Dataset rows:
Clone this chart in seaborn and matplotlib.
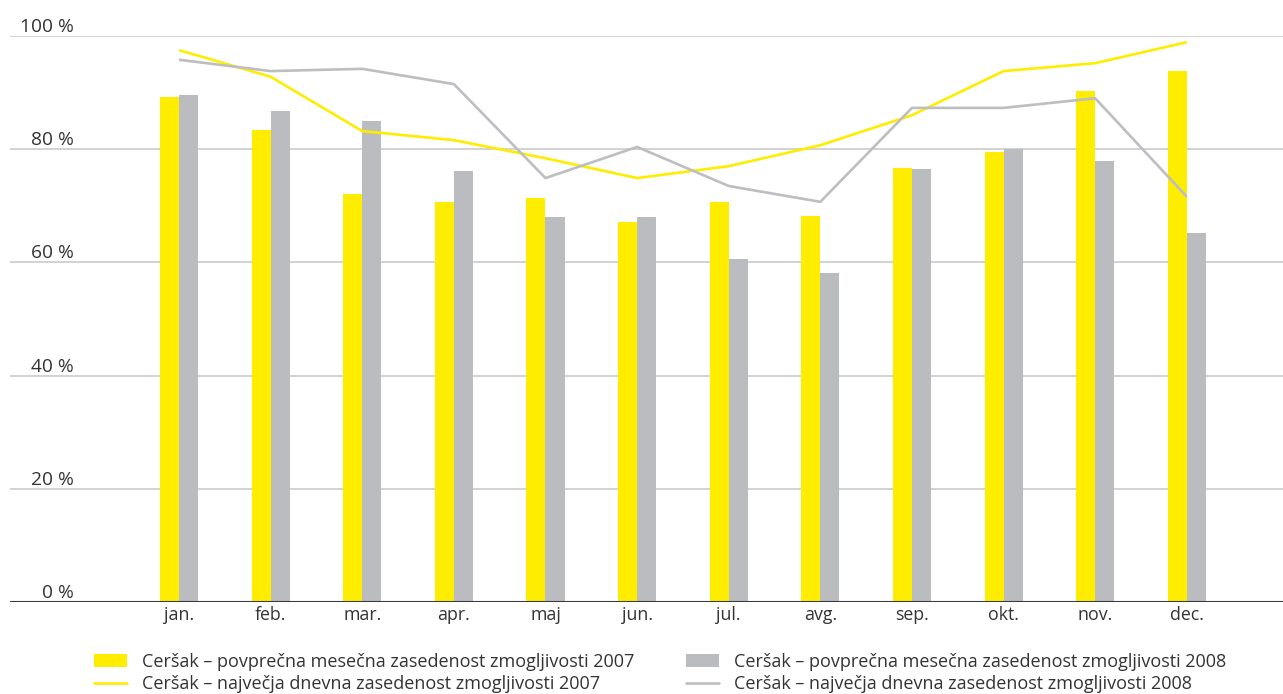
import numpy as np
import pandas as pd
import matplotlib
matplotlib.use("Agg")
import matplotlib.pyplot as plt
import matplotlib.transforms as mtransforms
from matplotlib.patches import Patch
from matplotlib.lines import Line2D
import seaborn as sns

months = ["jan.", "feb.", "mar.", "apr.", "maj", "jun.", "jul.", "avg.", "sep.", "okt.", "nov.", "dec."]
avg_2007 = [89.2, 83.4, 72.1, 70.7, 71.4, 67.1, 70.7, 68.2, 76.7, 79.5, 90.3, 93.8]
avg_2008 = [89.6, 86.7, 85.0, 76.1, 68.0, 68.0, 60.6, 58.1, 76.5, 80.0, 77.9, 65.2]
max_2007 = [97.5, 92.8, 83.2, 81.6, 78.4, 74.9, 77.0, 80.7, 86.0, 93.8, 95.2, 98.9]
max_2008 = [95.8, 93.8, 94.2, 91.5, 74.9, 80.4, 73.5, 70.7, 87.3, 87.3, 89.0, 71.6]
y_ticks = [0, 20, 40, 60, 80, 100]
y_labels = ["0 %", "20 %", "40 %", "60 %", "80 %", "100 %"]
legend_labels = [
    "Ceršak – povprečna mesečna zasedenost zmogljivosti 2007",
    "Ceršak – največja dnevna zasedenost zmogljivosti 2007",
    "Ceršak – povprečna mesečna zasedenost zmogljivosti 2008",
    "Ceršak – največja dnevna zasedenost zmogljivosti 2008",
]

YELLOW = "#FFED00"
GRAY_BAR = "#BBBCBF"
GRAY_LINE = "#BDBEC1"
TEXT = "#333333"

sns.set_theme(style="white")
plt.rcParams["font.family"] = ["Open Sans", "DejaVu Sans"]

bars = pd.DataFrame({
    "month": months * 2,
    "value": avg_2007 + avg_2008,
    "year": ["2007"] * 12 + ["2008"] * 12,
})
lines = pd.DataFrame({
    "x": list(range(12)) * 2,
    "value": max_2007 + max_2008,
    "year": ["2007"] * 12 + ["2008"] * 12,
})

fig = plt.figure(figsize=(12.83, 6.94), dpi=100)
ax = fig.add_axes([10 / 1283, 1 - 602 / 694, 1 - 10 / 1283, (602 - 36) / 694])

for y in y_ticks[1:]:
    ax.axhline(y, color="#C6C6C6", lw=1.1, zorder=0)

sns.barplot(data=bars, x="month", y="value", hue="year", order=months,
            palette={"2007": YELLOW, "2008": GRAY_BAR}, width=0.415, gap=0,
            saturation=1, legend=False, linewidth=0, edgecolor="none",
            ax=ax, zorder=2)
sns.lineplot(data=lines, x="x", y="value", hue="year",
             palette={"2007": YELLOW, "2008": GRAY_LINE}, lw=1.9,
             legend=False, ax=ax, zorder=3)
for l in ax.lines:
    l.set_solid_capstyle("butt")

ax.axhline(0, color="#3a3a3a", lw=1.5, zorder=4)

ax.set_xlim(-1.845, 12.05)
ax.set_ylim(0, 100)
for s in ax.spines.values():
    s.set_visible(False)
ax.set_xlabel("")
ax.set_ylabel("")
ax.set_yticks([])
ax.set_xticks(range(12))
ax.set_xticklabels(months, fontsize=12.8, color=TEXT)
ax.tick_params(axis="x", length=0, pad=3)

trans = mtransforms.blended_transform_factory(fig.transFigure, ax.transData)
for y, lab in zip(y_ticks, y_labels):
    ax.text(74 / 1283, y, lab, transform=trans + mtransforms.ScaledTranslation(0, 0 / 72, fig.dpi_scale_trans),
            ha="right", va="bottom", fontsize=13.8, color=TEXT, clip_on=False)

h_bar07 = Patch(facecolor=YELLOW, edgecolor="none")
h_line07 = Line2D([], [], color=YELLOW, lw=1.9)
h_bar08 = Patch(facecolor=GRAY_BAR, edgecolor="none")
h_line08 = Line2D([], [], color=GRAY_LINE, lw=1.9)

common = dict(frameon=False, fontsize=13.0, handlelength=1.8, handleheight=0.7,
              handletextpad=0.85, labelspacing=0.22, borderpad=0, borderaxespad=0,
              labelcolor=TEXT, loc="upper left")
fig.legend([h_bar07, h_line07], legend_labels[:2],
           bbox_to_anchor=(94 / 1283, 1 - 653 / 694), **common)
fig.legend([h_bar08, h_line08], legend_labels[2:],
           bbox_to_anchor=(686 / 1283, 1 - 653 / 694), **common)

fig.savefig("out.png", dpi=100)
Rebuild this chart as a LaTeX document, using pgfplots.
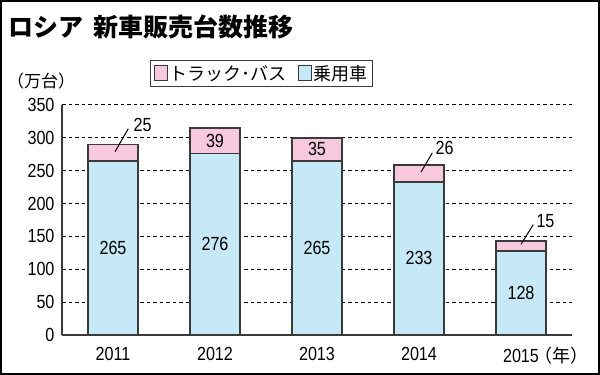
\documentclass[border=0pt]{standalone}
\usepackage{pgfplots}
\pgfplotsset{compat=1.18}
\usepackage{pgfplotstable}
\usepackage{fontspec}
\setmainfont{Liberation Sans}
\newfontfamily\jpfont{Noto Sans CJK JP}
\newfontfamily\numfont[FakeStretch=0.85]{Liberation Sans}
\definecolor{carblue}{HTML}{C6E9F8}
\definecolor{truckpink}{HTML}{F8C8DC}
\definecolor{edgegray}{HTML}{3A3A3A}
\pgfplotstableread{
x car truck
0 265 25
1 276 39
2 265 35
3 233 26
4 128 15
}\datatable
\begin{document}
\begin{tikzpicture}
\useasboundingbox (0,0) rectangle (600bp,375bp);
\draw[line width=2bp] (1bp,1bp) rectangle (599bp,374bp);
\node[anchor=west,inner sep=0pt,font=\jpfont\bfseries\fontsize{25bp}{27bp}\selectfont] at (8bp,348bp) {ロシア\hspace{10bp}新車販売台数推移};
\node[inner sep=0pt,font=\jpfont\fontsize{17bp}{19bp}\selectfont] at (41bp,294bp) {（万台）};
\begin{axis}[
  at={(62bp,40bp)}, anchor=south west,
  scale only axis, width=510bp, height=230bp,
  xmin=-0.5, xmax=4.5, ymin=0, ymax=350,
  ybar stacked, bar width=50bp, reverse stacked plots=false,
  axis x line*=bottom, axis y line*=left,
  axis line style={draw=edgegray, line width=1.5bp},
  major tick length=0pt,
  xtick={0,1,2,3,4},
  xticklabels={2011,2012,2013,2014,{2015\rlap{\hspace{-4bp}\jpfont\fontsize{18bp}{20bp}\selectfont（年）}}},
  ytick={0,50,...,350},
  ymajorgrids,
  major grid style={black, dash pattern=on 3.5bp off 3bp, line width=1bp},
  /pgf/number format/assume math mode=true,
  ticklabel style={font=\numfont\fontsize{19bp}{21bp}\selectfont},
  yticklabel style={xshift=-4bp},
  xticklabel style={yshift=-9bp},
  legend style={at={(0.1725,1.137)}, anchor=west, draw=edgegray, line width=1.2bp,
    font=\jpfont\fontsize{18bp}{20bp}\selectfont, legend columns=2,
    /tikz/every even column/.append style={column sep=9bp},
    inner xsep=3bp, inner ysep=3bp},
  legend image code/.code={\draw[#1, line width=1bp] (0bp,-7.5bp) rectangle (13bp,7.5bp);},
  reverse legend,
  clip=false,
]
\addplot[fill=carblue, draw=edgegray, line width=1.5bp] table[x=x,y=car]{\datatable};
\addlegendentry{乗用車}
\addplot[fill=truckpink, draw=edgegray, line width=1.5bp] table[x=x,y=truck]{\datatable};
\addlegendentry{トラック･バス}
\node[font=\numfont\fontsize{19bp}{21bp}\selectfont] at (axis cs:0,132.5) {265};
\node[font=\numfont\fontsize{19bp}{21bp}\selectfont] at (axis cs:1,138) {276};
\node[font=\numfont\fontsize{19bp}{21bp}\selectfont] at (axis cs:2,132.5) {265};
\node[font=\numfont\fontsize{19bp}{21bp}\selectfont] at (axis cs:3,116.5) {233};
\node[font=\numfont\fontsize{19bp}{21bp}\selectfont] at (axis cs:4,64) {128};
\node[font=\numfont\fontsize{19bp}{21bp}\selectfont] at (axis cs:1,295.5) {39};
\node[font=\numfont\fontsize{19bp}{21bp}\selectfont] at (axis cs:2,282.5) {35};
\draw[black, line width=1bp] (axis cs:0.02,279) -- (axis cs:0.15,314);
\node[font=\numfont\fontsize{19bp}{21bp}\selectfont] at (axis cs:0.29,320) {25};
\draw[black, line width=1bp] (axis cs:3.02,248) -- (axis cs:3.13,277);
\node[font=\numfont\fontsize{19bp}{21bp}\selectfont] at (axis cs:3.25,284) {26};
\draw[black, line width=1bp] (axis cs:4.0,138) -- (axis cs:4.12,168);
\node[font=\numfont\fontsize{19bp}{21bp}\selectfont] at (axis cs:4.24,173) {15};
\end{axis}
\end{tikzpicture}
\end{document}
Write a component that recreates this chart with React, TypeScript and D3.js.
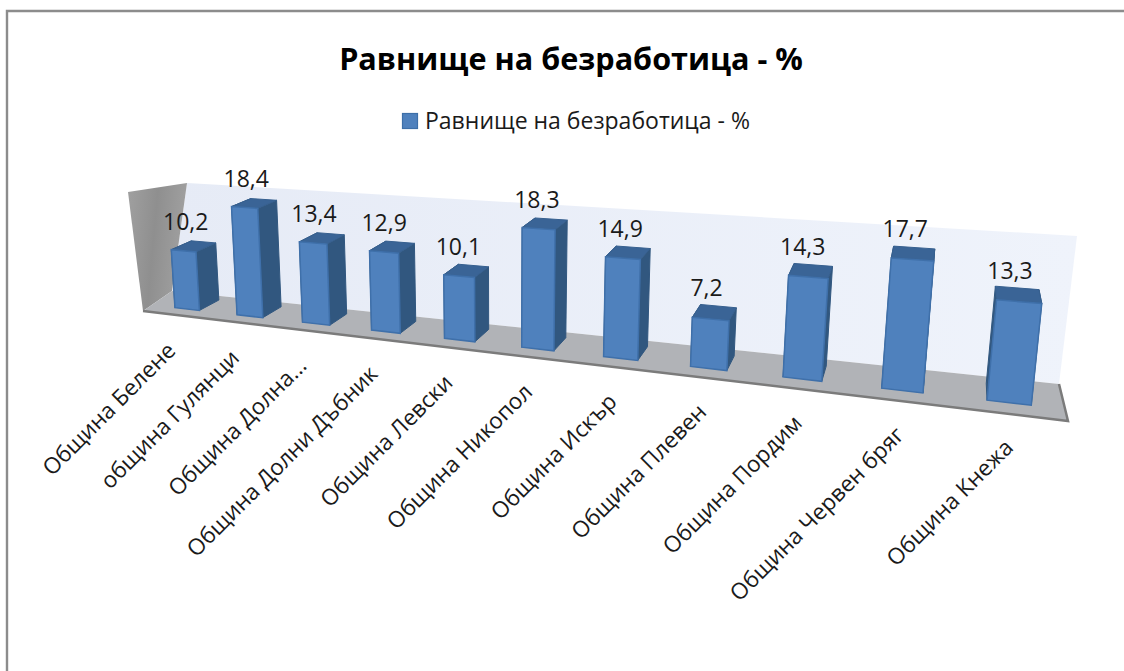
import React from "react";
import * as d3 from "d3";

const categories = ["Община Белене","община Гулянци","Община Долна...","Община Долни Дъбник","Община Левски","Община Никопол","Община Искър","Община Плевен","Община Пордим","Община Червен бряг","Община Кнежа"];
const values = [10.2,18.4,13.4,12.9,10.1,18.3,14.9,7.2,14.3,17.7,13.3];
const valueLabels = ["10,2","18,4","13,4","12,9","10,1","18,3","14,9","7,2","14,3","17,7","13,3"];
const TITLE = "Равнище на безработица - %";
const FONT = "'Open Sans', 'Noto Sans', sans-serif";
const W = 1124, H = 671;
const zF = 0.27, zB = 0.85;

const band = d3.scaleBand<string>().domain(categories).range([0,1]).paddingInner(0.6).paddingOuter(0.3);
const val = d3.scaleLinear().domain([0,20]).range([0,1]);

// frame of the 3D plot on screen
type Pt = [number,number];
const floorFL:Pt=[143,311], floorBL:Pt=[172,291], floorBR:Pt=[1059,384], floorFR:Pt=[1068,421];
const wallTF:Pt=[128,192], wallTB:Pt=[187,183], wallTR:Pt=[1077,236];

// camera calibration: [u (axis share), v (height share), z (depth share), screen x, screen y]
const b = (i:number,t:number)=> (i+0.3+0.4*t)/11;
const anchors:number[][] = [
 [0,0,0,...floorFL],[0,0,1,...floorBL],[1,0,1,...floorBR],[1,0,0,...floorFR],
 [b(0,0),0,zF,178,308],[b(0,1),0,zF,202,310],[b(0,0),.51,zF,172,250],[b(0,1),.51,zF,197,252],
 [b(0,1),.51,zB,219,245],[b(0,1),0,zB,225,300],
 [b(5,0),0,zF,522,347],[b(5,1),0,zF,554,351],[b(5,0),.915,zF,519,225],[b(5,1),.915,zF,553,228],
 [b(5,1),.915,zB,568,221],[b(5,1),0,zB,569,340],
 [b(7,0),0,zF,690,366],[b(7,1),0,zF,727,370],[b(7,0),.36,zF,691,317],[b(7,1),.36,zF,728,321],
 [b(10,0),0,zF,985,400],[b(10,1),0,zF,1032,404],[b(10,0),.665,zF,998,300],[b(10,1),.665,zF,1043,303],
 [b(10,0),.665,zB,995,288],[b(10,1),.665,zB,1040,291],
];

function solve(A:number[][],B:number[]){
  const n=B.length; const M=A.map((r,i)=>[...r,B[i]]);
  for(let c=0;c<n;c++){
    let p=c; for(let r=c+1;r<n;r++) if(Math.abs(M[r][c])>Math.abs(M[p][c])) p=r;
    [M[c],M[p]]=[M[p],M[c]];
    for(let r=0;r<n;r++) if(r!==c){ const f=M[r][c]/M[c][c]; for(let k=c;k<=n;k++) M[r][k]-=f*M[c][k]; }
  }
  return M.map((r,i)=>r[n]/r[i]);
}
function calibrate(){
  const rows:number[][]=[],rhs:number[]=[];
  anchors.forEach(([u,v,z,x,y])=>{
    rows.push([u,v,z,1,0,0,0,0,-x*u,-x*v,-x*z]); rhs.push(x);
    rows.push([0,0,0,0,u,v,z,1,-y*u,-y*v,-y*z]); rhs.push(y);
  });
  const N=Array.from({length:11},(_,i)=>Array.from({length:11},(_,j)=>d3.sum(rows,r=>r[i]*r[j])));
  const R=Array.from({length:11},(_,i)=>d3.sum(rows,(r,k)=>r[i]*rhs[k]));
  return solve(N,R);
}
const P=calibrate();
const project=(u:number,v:number,z:number):Pt=>{
  const w=P[8]*u+P[9]*v+P[10]*z+1;
  return [(P[0]*u+P[1]*v+P[2]*z+P[3])/w,(P[4]*u+P[5]*v+P[6]*z+P[7])/w];
};
const poly=d3.line<Pt>().curve(d3.curveLinearClosed);

export default function App(){
  const bw=band.bandwidth();
  return (
    <svg width={W} height={H} viewBox={`0 0 ${W} ${H}`} style={{position:"absolute",left:0,top:0,background:"#fff"}} fontFamily={FONT}>
      <defs>
        <linearGradient id="wallL" x1="0" x2="1" y1="0" y2="0.2"><stop offset="0" stopColor="#a0a0a0"/><stop offset="0.5" stopColor="#8f8f8f"/><stop offset="1" stopColor="#a0a0a0"/></linearGradient>
        <linearGradient id="wallB" x1="0" x2="1" y1="0" y2="0"><stop offset="0" stopColor="#e6ebf6"/><stop offset="1" stopColor="#eff3fb"/></linearGradient>
      </defs>
      <path d="M7 671V11H1124" fill="none" stroke="#8c8c8c" strokeWidth={2.4}/>
      <text x={571} y={58} textAnchor="middle" dominantBaseline="central" fontSize={30.6} fontWeight={700} fill="#000">{TITLE}</text>
      <rect x={402.5} y={113.5} width={15} height={15} fill="#4f81bd" stroke="#3d6fa8" strokeWidth={1.2}/>
      <text x={425} y={120} dominantBaseline="central" fontSize={23} fill="#1a1a1a">{TITLE}</text>

      <path d={poly([floorBL,wallTB,wallTR,floorBR])!} fill="url(#wallB)"/>
      <path d={poly([floorFL,wallTF,wallTB,floorBL])!} fill="url(#wallL)"/>
      <path d={poly([floorFL,floorBL,floorBR,floorFR])!} fill="#b1b3b7"/>
      <path d={d3.line()([floorFL,floorFR,floorBR])!} fill="none" stroke="#7b7b7b" strokeWidth={2.5}/>

      {categories.map((c,i)=>{
        const u0=band(c)!,u1=u0+bw,v=val(values[i]);
        const A=(u:number,vv:number,z:number)=>project(u,vv,z);
        return <g key={c}>
          <path d={poly([A(u0,0,zF),A(u0,v,zF),A(u0,v,zB),A(u0,0,zB)])!} fill="#31577f" stroke="#31577f"/>
          <path d={poly([A(u1,0,zF),A(u1,v,zF),A(u1,v,zB),A(u1,0,zB)])!} fill="#31577f" stroke="#31577f"/>
          <path d={poly([A(u0,v,zF),A(u1,v,zF),A(u1,v,zB),A(u0,v,zB)])!} fill="#3a6496" stroke="#37608f"/>
          <path d={poly([A(u0,0,zF),A(u0,v,zF),A(u1,v,zF),A(u1,0,zF)])!} fill="#4f81bd" stroke="#3f70aa" strokeWidth={1.5}/>
        </g>;
      })}

      {categories.map((c,i)=>{
        const um=band(c)!+bw/2;
        const [x,y]=project(um,val(values[i]),(zF+zB)/2);
        return <text key={c} x={x-8} y={y-25} textAnchor="middle" dominantBaseline="central" fontSize={23} fill="#1a1a1a">{valueLabels[i]}</text>;
      })}
      {categories.map((c,i)=>{
        const um=band(c)!+bw/2;
        const [x,y]=project(um,0,0);
        return <text key={c} transform={`translate(${x-7+6*um},${y+32}) rotate(-45)`} textAnchor="end" dominantBaseline="central" fontSize={22.5} fill="#1a1a1a">{c}</text>;
      })}
    </svg>
  );
}
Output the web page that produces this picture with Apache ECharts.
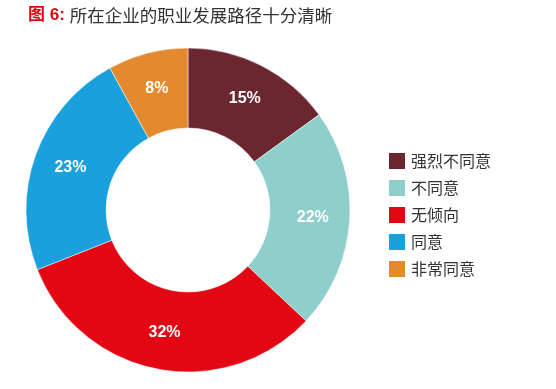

STATED PROBLEM: Nothing but the lines from the one containing "Write a component" through the one containing "import * as" should be echoed, each exactly as it stands; pictures are excluded.

COMPLETE OUTPUT:
Write a component that recreates this chart with React, TypeScript and D3.js.
import React from "react";
import * as d3 from "d3";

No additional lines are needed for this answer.